Foreign investors are discovering that the U.S. is a poor risk, with low returns; already, they have begun diverting funds elsewhere. When this trickle becomes a flood – which the authors predicted would happen sometime in 2011 or 2012 – we shall see a “triple double-digit”: Double-digit unemployment; double-digit inflation; double-digit interest rates. As I write this, we already have the first; the second may be upon us, if we factor in food and fuel; and the last is almost inevitable, as the PIIGs are beginning to discover.
For a variety of reasons, inflation will run wild, and the dollar will lose most of its value.
“Politically and socially, it’s bound to be a difficult time.”
Surprisingly, however, the authors predict that “the U.S. will suffer the least,” followed by Western Europe; Japan and Eastern Europe; then, China, India, and Brazil. Most of all, of course, “the poorest, most underdeveloped countries in Africa and elsewhere will do quite badly indeed.”
“None will suffer the pain of crushed expectations more than China,” as its exports to the U.S. and Europe dry up; its U.S. dollar holdings evaporate in value; its own bubble-economy will burst “with devastating force”; and “massive unemployment… and inflation” will occur “as the government is forced to print more money.” “All of these difficulties will create a populace that is much more supportive of political change in China.”
Likewise, the countries of the Middle East will be devastated, “and like China, the global mega-depression will likely accelerate political turmoil.”

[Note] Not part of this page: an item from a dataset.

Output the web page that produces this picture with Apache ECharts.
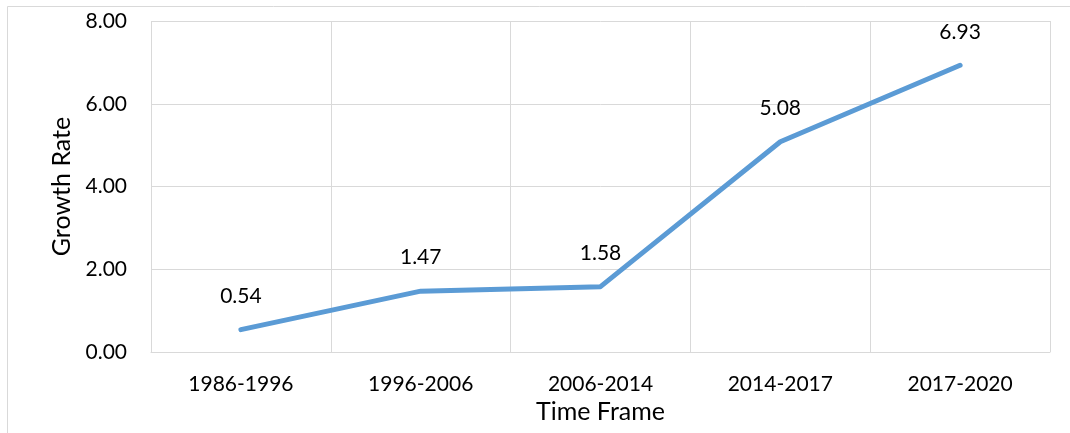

Part II of the book offers helpful advice on how to avoid the dangers of the coming “Bubblequake” and even profit from it. Much of their suggestions seem quite sound, though of course no one really knows.
They see continuing job openings in “the necessities sector”: Health care, education, food, basic clothing, transportation, government services, and utilities, for example.
Part III offers “A New View of the Economy”
Using what they term a STEP (science, technology, economics, politics) evolution model, they predict a paperless financial system and a “single international currency.”
One of their more intriguing calls is for a U.S. government that cannot borrow money, and thus must make “massive and spending cuts,” which will be “coupled with big increases in taxes.” (Try telling that to the Democrats and Republicans in Washington!). Jobs will be scarce; loans will be hard for businesses to get; the economy will become “a little bit chaotic for a while.”
Eventually, foreign investors will find the U.S. attractive again, but not before “the difficult economy” creates “social unrest, but not chaos.” “Life will be much better than in the Great Depression, but it will feel much worse,” because our unrealistic expectations will be so utterly crushed.
Finally, the U.S. will become more productive, but we shall first have to “say goodbye to the age of excess.”
The only thing I didn’t like about the book was the authors’ constant reminder that they predicted much of this in 2006, as if they were the only ones. They fail to point out that many others, notably the people at Marin Weiss’ Safe Money Report, saw the same troubles coming.
Generally, however, I found Aftershock to be quite illuminating and persuasive, though not fully. The authors have far more hope than I do that the outcome of all this will be a healthier, happier society. What if social turmoil becomes chaos, followed by the imposition of martial law? If history is any clue, economic depression will spawn riots, revolutions, and wars. The U.S. already cannot keep the peace around the world (if it ever should have tried to do so); who will replace it? The U.N.? China? Russia? Iran?
It seems as if the party is almost over.